STORED RECORDS:
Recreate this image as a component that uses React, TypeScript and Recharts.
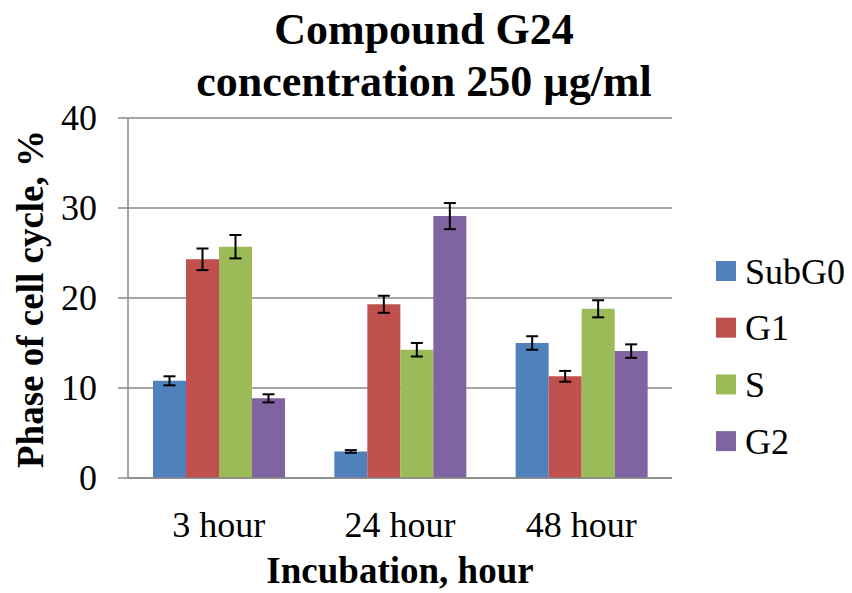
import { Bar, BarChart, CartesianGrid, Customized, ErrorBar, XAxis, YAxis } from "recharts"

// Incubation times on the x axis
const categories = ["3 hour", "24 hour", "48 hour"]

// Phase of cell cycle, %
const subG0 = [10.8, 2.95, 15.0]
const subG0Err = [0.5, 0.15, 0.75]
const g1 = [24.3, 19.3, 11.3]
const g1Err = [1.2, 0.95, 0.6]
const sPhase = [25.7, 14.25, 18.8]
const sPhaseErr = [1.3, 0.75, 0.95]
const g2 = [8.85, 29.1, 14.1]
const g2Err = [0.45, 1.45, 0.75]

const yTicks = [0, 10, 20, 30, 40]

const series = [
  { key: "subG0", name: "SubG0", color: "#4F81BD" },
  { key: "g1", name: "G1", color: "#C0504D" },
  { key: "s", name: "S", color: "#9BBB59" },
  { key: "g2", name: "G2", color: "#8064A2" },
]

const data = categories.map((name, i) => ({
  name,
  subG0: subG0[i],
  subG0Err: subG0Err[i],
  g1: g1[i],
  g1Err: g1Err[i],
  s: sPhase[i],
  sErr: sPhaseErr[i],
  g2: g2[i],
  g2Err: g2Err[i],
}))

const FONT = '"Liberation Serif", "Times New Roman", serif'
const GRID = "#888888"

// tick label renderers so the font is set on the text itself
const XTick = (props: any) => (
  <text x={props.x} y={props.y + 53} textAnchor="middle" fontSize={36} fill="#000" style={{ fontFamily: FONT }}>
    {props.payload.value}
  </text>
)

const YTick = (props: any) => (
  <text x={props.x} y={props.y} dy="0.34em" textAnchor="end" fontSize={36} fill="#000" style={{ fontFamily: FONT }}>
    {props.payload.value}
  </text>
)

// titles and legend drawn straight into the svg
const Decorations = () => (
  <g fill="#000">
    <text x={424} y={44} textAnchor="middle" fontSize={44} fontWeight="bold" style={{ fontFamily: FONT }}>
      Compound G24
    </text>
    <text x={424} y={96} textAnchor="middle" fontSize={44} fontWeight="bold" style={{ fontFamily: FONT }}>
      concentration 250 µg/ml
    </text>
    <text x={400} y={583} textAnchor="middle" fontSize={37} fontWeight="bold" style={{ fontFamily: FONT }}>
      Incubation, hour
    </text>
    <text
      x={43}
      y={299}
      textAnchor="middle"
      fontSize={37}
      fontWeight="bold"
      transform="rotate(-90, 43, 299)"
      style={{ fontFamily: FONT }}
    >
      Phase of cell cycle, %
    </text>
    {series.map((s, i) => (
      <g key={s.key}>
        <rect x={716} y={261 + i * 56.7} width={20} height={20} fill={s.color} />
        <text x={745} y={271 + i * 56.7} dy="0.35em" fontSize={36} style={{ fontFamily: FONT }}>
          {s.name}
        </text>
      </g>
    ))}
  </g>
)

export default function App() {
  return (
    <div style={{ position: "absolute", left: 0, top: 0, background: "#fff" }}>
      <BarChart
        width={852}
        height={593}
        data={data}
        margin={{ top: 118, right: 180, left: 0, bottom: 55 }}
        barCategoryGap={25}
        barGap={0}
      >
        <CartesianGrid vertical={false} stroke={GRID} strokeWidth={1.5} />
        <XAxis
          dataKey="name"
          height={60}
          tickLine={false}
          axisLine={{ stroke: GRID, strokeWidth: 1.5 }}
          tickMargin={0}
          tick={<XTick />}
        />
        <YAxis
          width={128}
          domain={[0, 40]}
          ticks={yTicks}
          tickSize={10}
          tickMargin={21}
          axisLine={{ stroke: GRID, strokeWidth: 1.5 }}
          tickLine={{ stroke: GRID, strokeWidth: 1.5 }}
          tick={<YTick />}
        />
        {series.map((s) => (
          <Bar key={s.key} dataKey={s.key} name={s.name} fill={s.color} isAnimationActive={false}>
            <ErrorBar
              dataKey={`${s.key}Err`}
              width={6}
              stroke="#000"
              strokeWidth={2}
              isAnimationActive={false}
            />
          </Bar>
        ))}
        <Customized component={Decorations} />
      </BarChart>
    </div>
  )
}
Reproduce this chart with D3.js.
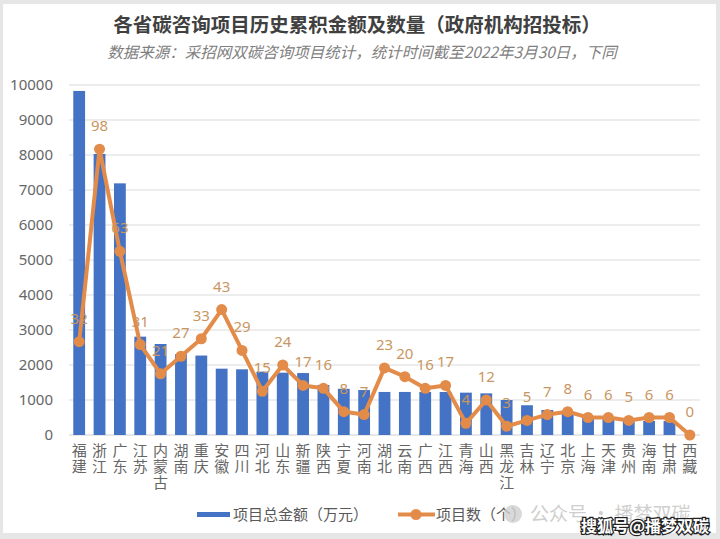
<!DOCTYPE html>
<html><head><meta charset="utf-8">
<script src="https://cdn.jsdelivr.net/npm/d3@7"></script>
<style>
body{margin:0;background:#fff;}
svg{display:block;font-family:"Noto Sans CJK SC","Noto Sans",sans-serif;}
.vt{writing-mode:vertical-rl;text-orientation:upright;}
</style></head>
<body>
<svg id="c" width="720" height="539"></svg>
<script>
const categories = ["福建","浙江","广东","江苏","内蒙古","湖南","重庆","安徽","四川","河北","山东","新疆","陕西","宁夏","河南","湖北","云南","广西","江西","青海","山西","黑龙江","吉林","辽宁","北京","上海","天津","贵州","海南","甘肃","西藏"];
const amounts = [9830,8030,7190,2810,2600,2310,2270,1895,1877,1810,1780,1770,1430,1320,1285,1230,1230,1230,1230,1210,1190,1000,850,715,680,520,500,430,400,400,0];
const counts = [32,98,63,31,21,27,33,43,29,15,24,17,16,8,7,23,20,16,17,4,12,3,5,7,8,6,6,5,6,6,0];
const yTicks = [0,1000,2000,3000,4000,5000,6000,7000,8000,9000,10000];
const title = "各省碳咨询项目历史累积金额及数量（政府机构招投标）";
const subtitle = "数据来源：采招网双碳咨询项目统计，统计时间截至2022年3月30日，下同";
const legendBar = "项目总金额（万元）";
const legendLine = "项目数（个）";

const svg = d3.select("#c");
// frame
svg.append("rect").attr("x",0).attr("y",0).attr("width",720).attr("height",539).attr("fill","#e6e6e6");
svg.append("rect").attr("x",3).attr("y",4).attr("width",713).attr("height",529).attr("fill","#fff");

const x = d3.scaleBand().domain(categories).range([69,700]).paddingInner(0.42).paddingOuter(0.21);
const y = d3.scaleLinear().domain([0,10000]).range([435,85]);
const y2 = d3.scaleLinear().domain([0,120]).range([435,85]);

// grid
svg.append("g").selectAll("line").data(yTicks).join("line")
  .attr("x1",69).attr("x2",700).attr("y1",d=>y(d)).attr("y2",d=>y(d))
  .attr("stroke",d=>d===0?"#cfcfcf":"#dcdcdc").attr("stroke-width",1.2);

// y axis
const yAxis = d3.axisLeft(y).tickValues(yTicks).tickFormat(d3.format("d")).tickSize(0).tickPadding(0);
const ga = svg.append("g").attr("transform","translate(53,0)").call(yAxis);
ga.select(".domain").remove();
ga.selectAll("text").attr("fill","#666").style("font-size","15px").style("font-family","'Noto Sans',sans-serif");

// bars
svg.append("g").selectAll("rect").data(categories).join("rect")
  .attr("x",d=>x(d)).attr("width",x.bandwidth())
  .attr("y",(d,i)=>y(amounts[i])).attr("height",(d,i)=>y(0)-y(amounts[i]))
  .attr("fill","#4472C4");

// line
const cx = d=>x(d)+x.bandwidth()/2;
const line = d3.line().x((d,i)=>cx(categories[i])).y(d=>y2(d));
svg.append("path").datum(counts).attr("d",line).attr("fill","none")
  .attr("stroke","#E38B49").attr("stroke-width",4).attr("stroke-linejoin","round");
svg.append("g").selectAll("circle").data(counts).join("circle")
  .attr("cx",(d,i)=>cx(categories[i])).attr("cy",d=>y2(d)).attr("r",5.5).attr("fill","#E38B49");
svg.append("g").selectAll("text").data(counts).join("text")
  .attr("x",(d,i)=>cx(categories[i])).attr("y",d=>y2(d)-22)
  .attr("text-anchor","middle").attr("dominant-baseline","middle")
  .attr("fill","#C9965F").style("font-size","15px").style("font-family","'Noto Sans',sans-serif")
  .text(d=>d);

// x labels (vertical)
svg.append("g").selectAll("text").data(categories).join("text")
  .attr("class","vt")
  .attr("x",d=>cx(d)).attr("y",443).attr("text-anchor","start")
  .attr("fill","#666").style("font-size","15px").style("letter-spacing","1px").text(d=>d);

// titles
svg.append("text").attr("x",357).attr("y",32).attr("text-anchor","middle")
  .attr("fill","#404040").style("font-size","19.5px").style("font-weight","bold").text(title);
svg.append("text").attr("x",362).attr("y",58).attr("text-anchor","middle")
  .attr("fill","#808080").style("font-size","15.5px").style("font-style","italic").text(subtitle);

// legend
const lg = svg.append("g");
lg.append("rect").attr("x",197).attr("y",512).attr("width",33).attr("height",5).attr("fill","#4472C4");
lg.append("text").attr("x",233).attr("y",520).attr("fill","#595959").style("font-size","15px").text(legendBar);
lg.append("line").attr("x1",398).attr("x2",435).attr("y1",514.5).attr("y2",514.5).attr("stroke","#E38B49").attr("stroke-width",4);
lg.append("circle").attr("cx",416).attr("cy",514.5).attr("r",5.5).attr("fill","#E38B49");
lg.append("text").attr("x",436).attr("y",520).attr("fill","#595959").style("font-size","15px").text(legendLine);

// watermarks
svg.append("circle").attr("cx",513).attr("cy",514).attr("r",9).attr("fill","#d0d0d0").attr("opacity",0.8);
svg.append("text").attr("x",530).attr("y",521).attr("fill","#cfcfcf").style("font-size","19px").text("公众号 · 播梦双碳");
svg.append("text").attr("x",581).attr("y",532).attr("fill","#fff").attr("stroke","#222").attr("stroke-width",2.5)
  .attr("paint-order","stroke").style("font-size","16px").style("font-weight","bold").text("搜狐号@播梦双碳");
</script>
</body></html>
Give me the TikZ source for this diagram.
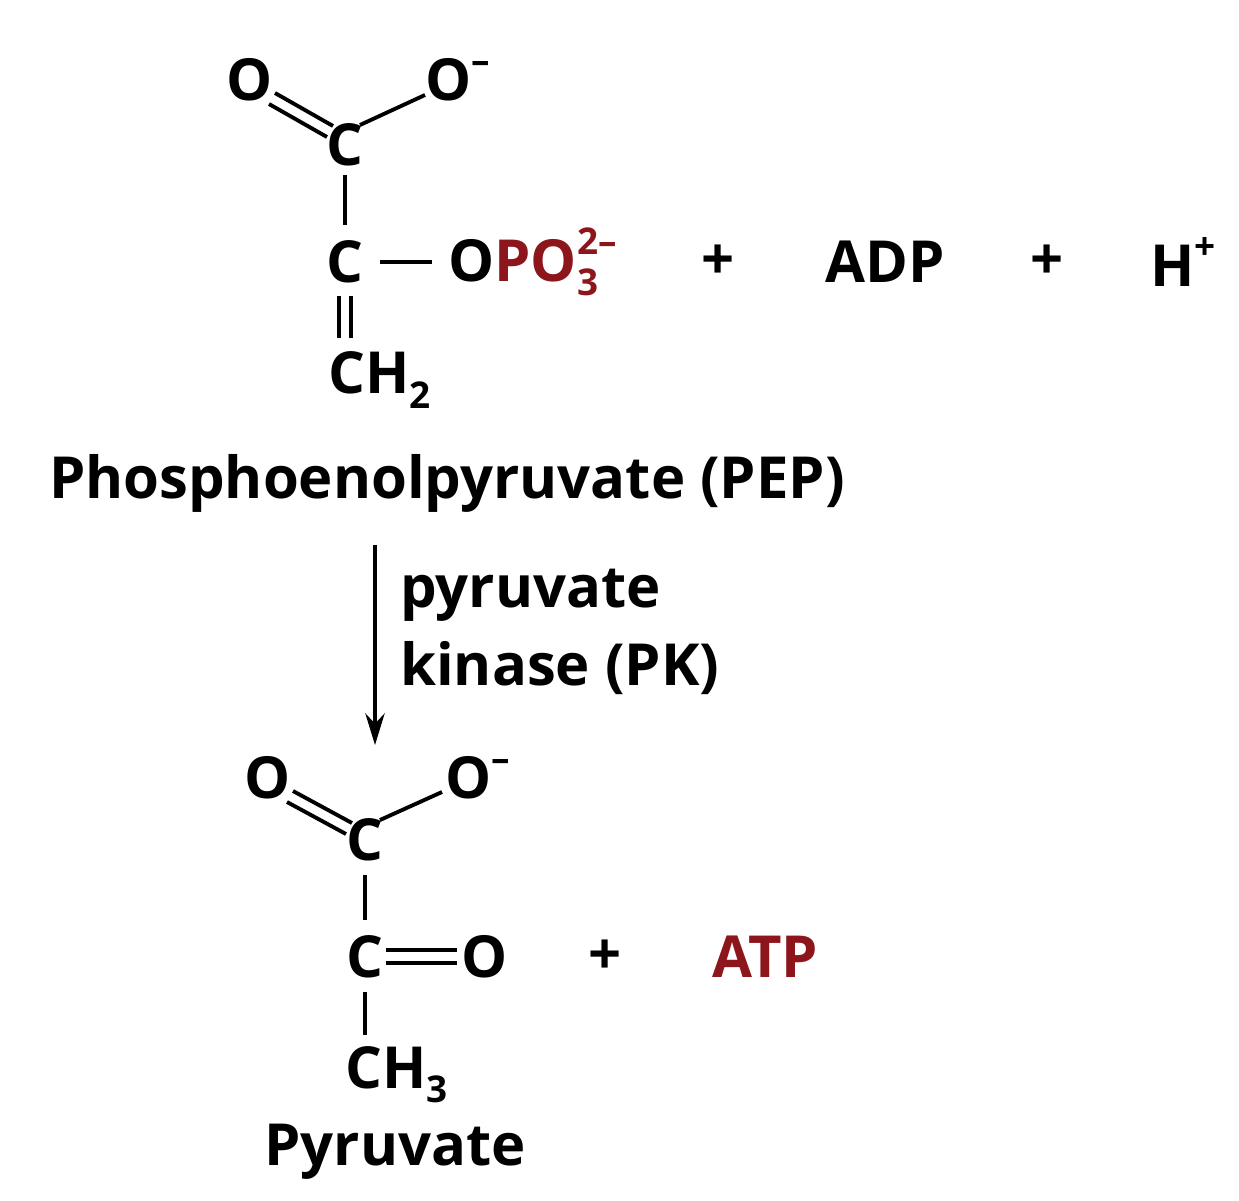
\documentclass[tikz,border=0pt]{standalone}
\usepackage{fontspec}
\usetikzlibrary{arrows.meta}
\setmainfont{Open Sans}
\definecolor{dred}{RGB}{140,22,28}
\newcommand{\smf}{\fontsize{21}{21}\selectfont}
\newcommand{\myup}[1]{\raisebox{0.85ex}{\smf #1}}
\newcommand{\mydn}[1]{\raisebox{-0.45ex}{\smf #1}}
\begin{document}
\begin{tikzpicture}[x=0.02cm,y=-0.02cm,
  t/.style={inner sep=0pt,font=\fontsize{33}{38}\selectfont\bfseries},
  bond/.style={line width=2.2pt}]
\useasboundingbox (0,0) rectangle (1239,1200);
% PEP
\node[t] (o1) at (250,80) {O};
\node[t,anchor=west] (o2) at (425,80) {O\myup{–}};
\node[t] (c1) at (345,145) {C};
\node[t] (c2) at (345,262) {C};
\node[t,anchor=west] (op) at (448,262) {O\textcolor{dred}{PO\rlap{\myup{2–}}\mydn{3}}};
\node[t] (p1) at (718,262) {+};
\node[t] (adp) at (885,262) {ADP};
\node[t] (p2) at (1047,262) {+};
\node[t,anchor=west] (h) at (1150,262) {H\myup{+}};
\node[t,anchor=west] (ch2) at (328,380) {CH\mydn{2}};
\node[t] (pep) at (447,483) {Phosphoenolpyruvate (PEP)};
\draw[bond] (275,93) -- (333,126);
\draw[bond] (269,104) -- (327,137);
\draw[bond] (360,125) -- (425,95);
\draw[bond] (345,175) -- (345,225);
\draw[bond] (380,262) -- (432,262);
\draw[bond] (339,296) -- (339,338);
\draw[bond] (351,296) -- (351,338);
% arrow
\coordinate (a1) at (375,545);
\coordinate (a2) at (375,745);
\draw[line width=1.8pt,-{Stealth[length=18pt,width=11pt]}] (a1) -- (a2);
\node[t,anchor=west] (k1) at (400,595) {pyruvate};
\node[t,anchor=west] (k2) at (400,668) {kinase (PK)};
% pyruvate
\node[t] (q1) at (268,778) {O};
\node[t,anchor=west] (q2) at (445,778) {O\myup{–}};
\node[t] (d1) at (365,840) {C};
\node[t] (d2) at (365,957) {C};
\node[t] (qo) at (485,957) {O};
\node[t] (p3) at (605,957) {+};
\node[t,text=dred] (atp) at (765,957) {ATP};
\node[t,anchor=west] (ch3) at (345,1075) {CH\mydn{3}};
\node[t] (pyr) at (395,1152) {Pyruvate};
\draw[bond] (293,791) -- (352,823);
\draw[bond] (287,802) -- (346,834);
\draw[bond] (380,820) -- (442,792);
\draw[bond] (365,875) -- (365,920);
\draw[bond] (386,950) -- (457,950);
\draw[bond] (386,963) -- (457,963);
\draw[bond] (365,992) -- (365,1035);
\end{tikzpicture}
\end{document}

WHAT TO WORK ON: Within the entries above, give again exactly the lines starting at the one that contains "Reproduce this chart with D3.js." and ending at the one that contains "const y2 = d3.scaleLinear().domain([0,120]).range([435,85]);", leaving out the pictures.

EXERCISE SOLUTION:
Reproduce this chart with D3.js.
<!DOCTYPE html>
<html><head><meta charset="utf-8">
<script src="https://cdn.jsdelivr.net/npm/d3@7"></script>
<style>
body{margin:0;background:#fff;}
svg{display:block;font-family:"Noto Sans CJK SC","Noto Sans",sans-serif;}
.vt{writing-mode:vertical-rl;text-orientation:upright;}
</style></head>
<body>
<svg id="c" width="720" height="539"></svg>
<script>
const categories = ["福建","浙江","广东","江苏","内蒙古","湖南","重庆","安徽","四川","河北","山东","新疆","陕西","宁夏","河南","湖北","云南","广西","江西","青海","山西","黑龙江","吉林","辽宁","北京","上海","天津","贵州","海南","甘肃","西藏"];
const amounts = [9830,8030,7190,2810,2600,2310,2270,1895,1877,1810,1780,1770,1430,1320,1285,1230,1230,1230,1230,1210,1190,1000,850,715,680,520,500,430,400,400,0];
const counts = [32,98,63,31,21,27,33,43,29,15,24,17,16,8,7,23,20,16,17,4,12,3,5,7,8,6,6,5,6,6,0];
const yTicks = [0,1000,2000,3000,4000,5000,6000,7000,8000,9000,10000];
const title = "各省碳咨询项目历史累积金额及数量（政府机构招投标）";
const subtitle = "数据来源：采招网双碳咨询项目统计，统计时间截至2022年3月30日，下同";
const legendBar = "项目总金额（万元）";
const legendLine = "项目数（个）";

const svg = d3.select("#c");
// frame
svg.append("rect").attr("x",0).attr("y",0).attr("width",720).attr("height",539).attr("fill","#e6e6e6");
svg.append("rect").attr("x",3).attr("y",4).attr("width",713).attr("height",529).attr("fill","#fff");

const x = d3.scaleBand().domain(categories).range([69,700]).paddingInner(0.42).paddingOuter(0.21);
const y = d3.scaleLinear().domain([0,10000]).range([435,85]);
const y2 = d3.scaleLinear().domain([0,120]).range([435,85]);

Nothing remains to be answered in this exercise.